I'm not familiar with a notion of
narrative which makes free-standing assertions or descriptions count as narratives.
I'm not an expert on "narratology", or structuralist poetics/semiotics more generally, but the notion of
structure is pretty key. A free-standing assertion or description doesn't constitute, or create, a narrative structure.
I'm even less of an expert on video games and narrative, but there is some discussion of this to be found on the Wikepedia page on
narratology <
https://en.wikipedia.org/wiki/Narratology> (footnotes omitted):
:
Marie-Laure Ryan distinguishes between "a narrative" as an object that can be clearly defined and the quality of narrativity, which means "being able to inspire a narrative response”. This allows her to understand video games as possessing narrativity without necessarily being conventional narratives. Astrid Ensslin builds upon this, explaining that "games have the potential to evoke multiple, individualized narrative scripts through world-building, causal event design, character development and other elements that players interact with the intention to solve problems and make progress". . . .

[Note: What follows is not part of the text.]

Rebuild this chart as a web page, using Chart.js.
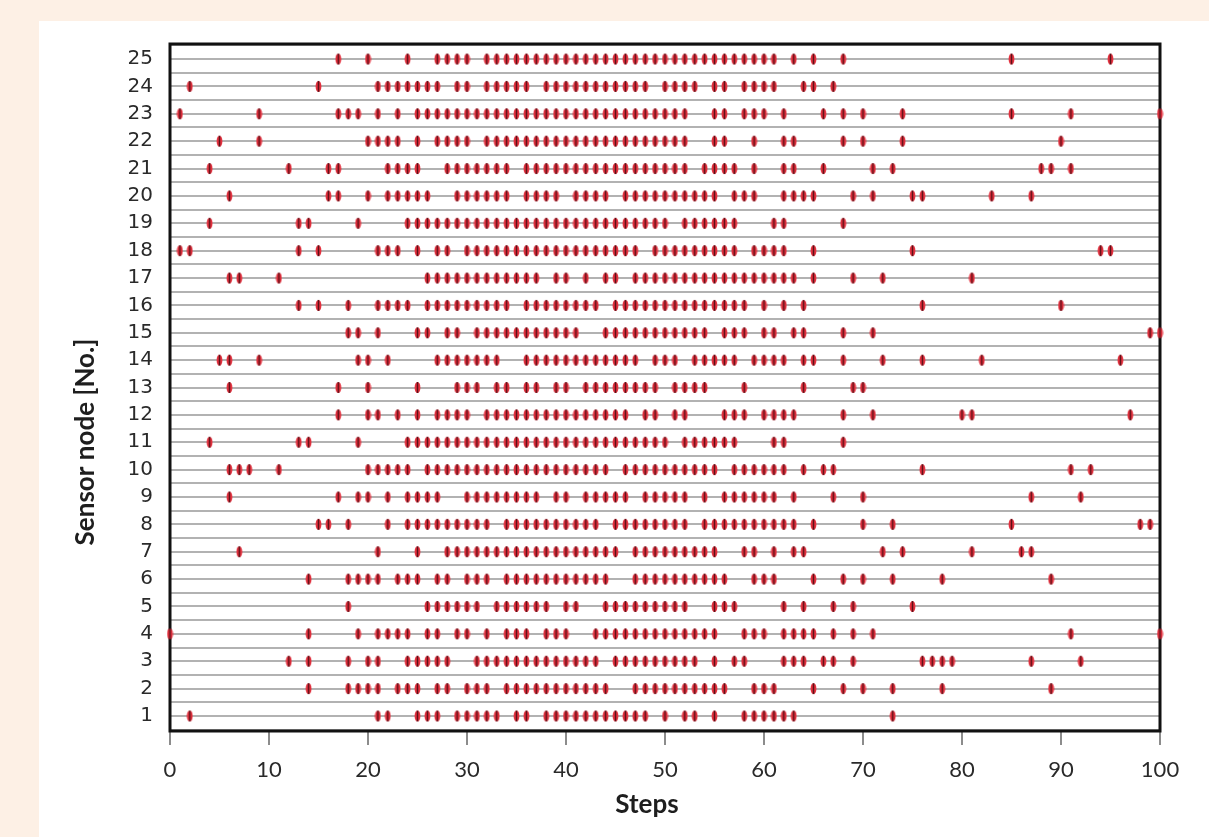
<!DOCTYPE html>
<html>
<head>
<meta charset="utf-8">
<script src="https://cdn.jsdelivr.net/npm/chart.js@4/dist/chart.umd.min.js"></script>
<style>
  html, body { margin: 0; padding: 0; }
  body { background: #fdf0e5; width: 1209px; height: 837px; position: relative; overflow: hidden; }
  #panel { position: absolute; left: 39px; top: 21px; right: 0; bottom: 0; background: #ffffff; }
  #raster { position: absolute; left: 0; top: 0; }
</style>
</head>
<body>
<div id="panel"></div>
<canvas id="raster" width="1209" height="837"></canvas>
<script>
"use strict"

// steps at which each sensor node fired
// -----------------
const node01 = [2,21,22,25,26,27,29,30,31,32,33,35,36,38,39,40,41,42,43,44,45,46,47,48,50,52,53,55,58,59,60,61,62,63,73];
const node02 = [14,18,19,20,21,23,24,25,27,28,30,31,32,34,35,36,37,38,39,40,41,42,43,44,47,48,49,50,51,52,53,54,55,56,59,60,61,65,68,70,73,78,89];
const node03 = [12,14,18,20,21,24,25,26,27,28,31,32,33,34,35,36,37,38,39,40,41,42,43,45,46,47,48,49,50,51,52,53,55,57,58,62,63,64,66,67,69,76,77,78,79,87,92];
const node04 = [0,14,19,21,22,23,24,26,27,29,30,32,34,35,36,38,39,40,43,44,45,46,47,48,49,50,51,52,53,54,55,58,59,60,62,63,64,65,67,69,71,91,100];
const node05 = [18,26,27,28,29,30,31,33,34,35,36,37,38,40,41,44,45,46,47,48,49,50,51,52,55,56,57,62,64,67,69,75];
const node06 = [14,18,19,20,21,23,24,25,27,28,30,31,32,34,35,36,37,38,39,40,41,42,43,44,47,48,49,50,51,52,53,54,55,56,59,60,61,65,68,70,73,78,89];
const node07 = [7,21,25,28,29,30,31,32,33,34,35,36,37,38,39,40,41,42,43,44,45,47,48,49,50,51,52,53,54,55,58,59,61,63,64,72,74,81,86,87];
const node08 = [15,16,18,22,24,25,26,27,28,29,30,31,32,34,35,36,37,38,39,40,41,42,43,45,46,47,48,49,50,51,52,54,55,56,57,58,59,60,61,62,63,65,70,73,85,98,99];
const node09 = [6,17,19,20,22,24,25,26,27,30,31,32,33,34,35,36,37,39,40,42,43,44,45,46,48,49,50,51,52,54,56,57,58,59,60,61,63,67,70,87,92];
const node10 = [6,7,8,11,20,21,22,23,24,26,27,28,29,30,31,32,33,34,35,36,37,38,39,40,41,42,43,44,46,47,48,49,50,51,52,53,54,55,57,58,59,60,61,62,64,66,67,76,91,93];
const node11 = [4,13,14,19,24,25,26,27,28,29,30,31,32,33,34,35,36,37,38,39,40,41,42,43,44,45,46,47,48,49,50,52,53,54,55,56,57,61,62,68];
const node12 = [17,20,21,23,25,27,28,29,30,32,33,34,35,36,37,38,39,40,41,42,43,44,45,46,48,49,51,52,56,57,58,60,61,62,63,68,71,80,81,97];
const node13 = [6,17,20,25,29,30,31,33,34,36,37,39,40,42,43,44,45,46,47,48,49,51,52,53,54,58,64,69,70];
const node14 = [5,6,9,19,20,22,27,28,29,30,31,32,33,36,37,38,39,40,41,42,43,44,45,46,47,49,50,51,53,54,55,56,57,59,60,61,62,64,65,68,72,76,82,96];
const node15 = [18,19,21,25,26,28,29,31,32,33,34,35,36,37,38,39,40,41,44,45,46,47,48,49,50,51,52,53,54,56,57,58,60,61,63,64,68,71,99,100];
const node16 = [13,15,18,21,22,23,24,26,27,28,29,30,31,32,33,34,36,37,38,39,40,41,42,43,45,46,47,48,49,50,51,52,53,54,55,56,57,58,60,62,64,76,90];
const node17 = [6,7,11,26,27,28,29,30,31,32,33,34,35,36,37,39,40,42,44,45,47,48,49,50,51,52,53,54,55,56,57,58,59,60,61,62,63,65,69,72,81];
const node18 = [1,2,13,15,21,22,23,25,27,28,30,31,32,33,34,35,36,37,38,39,40,41,42,43,44,45,46,47,49,50,51,52,53,54,55,56,57,59,60,61,62,65,75,94,95];
const node19 = [4,13,14,19,24,25,26,27,28,29,30,31,32,33,34,35,36,37,38,39,40,41,42,43,44,45,46,47,48,49,50,52,53,54,55,56,57,61,62,68];
const node20 = [6,16,17,20,22,23,24,25,26,29,30,31,32,33,34,36,37,38,39,41,42,43,44,46,47,48,49,50,51,52,53,54,55,57,58,59,62,63,64,65,69,71,75,76,83,87];
const node21 = [4,12,16,17,22,23,24,25,28,29,30,31,32,33,34,36,37,38,39,40,41,42,43,44,45,46,47,48,49,50,51,52,54,55,56,57,59,62,63,66,71,73,88,89,91];
const node22 = [5,9,20,21,22,23,25,27,28,29,30,32,33,34,35,36,37,38,39,40,41,42,43,44,45,46,47,48,49,50,51,52,55,56,59,62,63,68,70,74,90];
const node23 = [1,9,17,18,19,21,23,25,26,27,28,29,30,31,32,33,34,35,36,37,38,39,40,41,42,43,44,45,46,47,48,49,50,51,52,55,56,58,59,60,62,66,68,70,74,85,91,100];
const node24 = [2,15,21,22,23,24,25,26,27,29,30,32,33,34,35,36,38,39,40,41,42,43,44,45,46,47,48,50,51,52,53,55,56,58,59,60,61,64,65,67];
const node25 = [17,20,24,27,28,29,30,32,33,34,35,36,37,38,39,40,41,42,43,44,45,46,47,48,49,50,51,52,53,54,55,56,57,58,59,60,61,63,65,68,85,95];

const nodes = [node01,node02,node03,node04,node05,node06,node07,node08,node09,node10,
               node11,node12,node13,node14,node15,node16,node17,node18,node19,node20,
               node21,node22,node23,node24,node25];
const nodeLabels = ['1','2','3','4','5','6','7','8','9','10','11','12','13',
                    '14','15','16','17','18','19','20','21','22','23','24','25'];
const stepTicks = [0,10,20,30,40,50,60,70,80,90,100];
// -----------------


// red spike marker with a dark stem
function makeMarker() {
    var c = document.createElement('canvas');
    c.width = 7;
    c.height = 13;
    var g = c.getContext('2d');
    g.fillStyle = '#e4303e';
    g.beginPath();
    g.ellipse(3.5, 6.5, 2.9, 5.6, 0, 0, Math.PI * 2);
    g.fill();
    g.strokeStyle = '#5e1018';
    g.lineWidth = 1.5;
    g.beginPath();
    g.moveTo(3.5, 1);
    g.lineTo(3.5, 12);
    g.stroke();
    return c;
}
var marker = makeMarker();

var datasets = nodes.map(function(steps, i) {
    return {
        label: 'Node ' + nodeLabels[i],
        data: steps.map(function(s) { return { x: s, y: i + 1 }; }),
        pointStyle: marker,
        pointRadius: 5,
        showLine: false,
        clip: false
    };
});

// frame round the plot and the two axis titles
var framePlugin = {
    id: 'frame',
    beforeDatasetsDraw: function(chart) {
        var a = chart.chartArea, ctx = chart.ctx;
        ctx.save();
        ctx.strokeStyle = '#111111';
        ctx.lineWidth = 3;
        ctx.strokeRect(a.left, a.top, a.right - a.left, a.bottom - a.top);
        ctx.restore();
    },
    afterDraw: function(chart) {
        var ctx = chart.ctx;
        ctx.save();
        ctx.fillStyle = '#1e1e1e';
        ctx.font = 'bold 26px Lato';
        ctx.textAlign = 'center';
        ctx.textBaseline = 'middle';
        ctx.fillText('Steps', 647, 805);
        ctx.translate(86, 442);
        ctx.rotate(-Math.PI / 2);
        ctx.fillText('Sensor node [No.]', 0, 0);
        ctx.restore();
    }
};

new Chart(document.getElementById('raster'), {
    type: 'scatter',
    data: { datasets: datasets },
    plugins: [framePlugin],
    options: {
        responsive: false,
        animation: false,
        layout: { padding: { top: 44, right: 49, left: 0, bottom: 0 } },
        plugins: {
            legend: { display: false },
            tooltip: { enabled: false }
        },
        scales: {
            x: {
                type: 'linear',
                min: 0,
                max: 100,
                afterFit: function(s) { s.height = 106; },
                afterBuildTicks: function(s) {
                    s.ticks = stepTicks.map(function(v) { return { value: v }; });
                },
                border: { display: false },
                grid: {
                    drawOnChartArea: false,
                    drawTicks: true,
                    tickLength: 14,
                    color: '#8c8c8c',
                    lineWidth: 2
                },
                ticks: {
                    padding: 12,
                    color: '#2a2a2a',
                    font: { family: 'Lato', size: 22 }
                }
            },
            y: {
                type: 'linear',
                min: 0.45,
                max: 25.55,
                afterFit: function(s) { s.width = 170; },
                afterBuildTicks: function(s) {
                    var t = [];
                    for (var v = 0.5; v <= 25.5; v += 0.5) t.push({ value: v });
                    s.ticks = t;
                },
                border: { display: false },
                grid: {
                    drawTicks: false,
                    color: '#b2b2b2',
                    lineWidth: 2
                },
                ticks: {
                    autoSkip: false,
                    padding: 17,
                    color: '#2a2a2a',
                    font: { family: 'DejaVu Sans', size: 20 },
                    callback: function(v) {
                        return Number.isInteger(v) ? nodeLabels[v - 1] : '';
                    }
                }
            }
        }
    }
});
</script>
</body>
</html>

Murray argues that narrative structures such as the multi-narrative more accurately reflected "post-Einstein physics" and the new perceptions of time, process, and change, than the traditional linear narrative. The unique properties of computers are better-suited for expressing these "limitless, intersecting" stories or "cyberdramas." These cyberdramas differ from traditional forms of storytelling in that they invite the reader into the narrative experience through interactivity i.e. hypertext fiction and Web soap The Spot. Murray also controversially declared that video games – particularly role-playing games and life-simulators like The Sims, contain narrative structures or invite the users to create them. She supported this idea in her article "Game Story to Cyberdrama" in which she argued that stories and games share two important structures: contest and puzzles. . . .
Nonlinear narratives serve as the base of many interactive fictions. Sometimes used interchangeably with hypertext fiction, the reader or player plays a significant role in the creation of a unique narrative developed by the choices they make within the story-world. Stuart Moulthrop's Victory Garden is one of the first and most studied examples of hypertext fiction, featuring 1,000 lexias and 2,800 hyperlinks.
In his book Cybertext: Perspectives on Ergodic Literature, Espen Aarseth conceived the concept of cybertext, a subcategory of ergodic literature, to explain how the medium and mechanical organization of the text affects the reader's experience:
...when you read from a cybertext, you are constantly reminded of inaccessible strategies and paths not taken, voices not heard. Each decision will make some parts of the text more, and others less, accessible, and you may never know the exact results of your choices; that is, exactly what you missed.
The narrative structure or game-worlds of these cybertexts are compared to a labyrinth that invites the player, a term Aarseth deems more appropriate than the reader, to play, explore and discover paths within these texts.
I don't see anything here that eschews structure, or suggests that a single, free-standing assertion can constitute a narrative.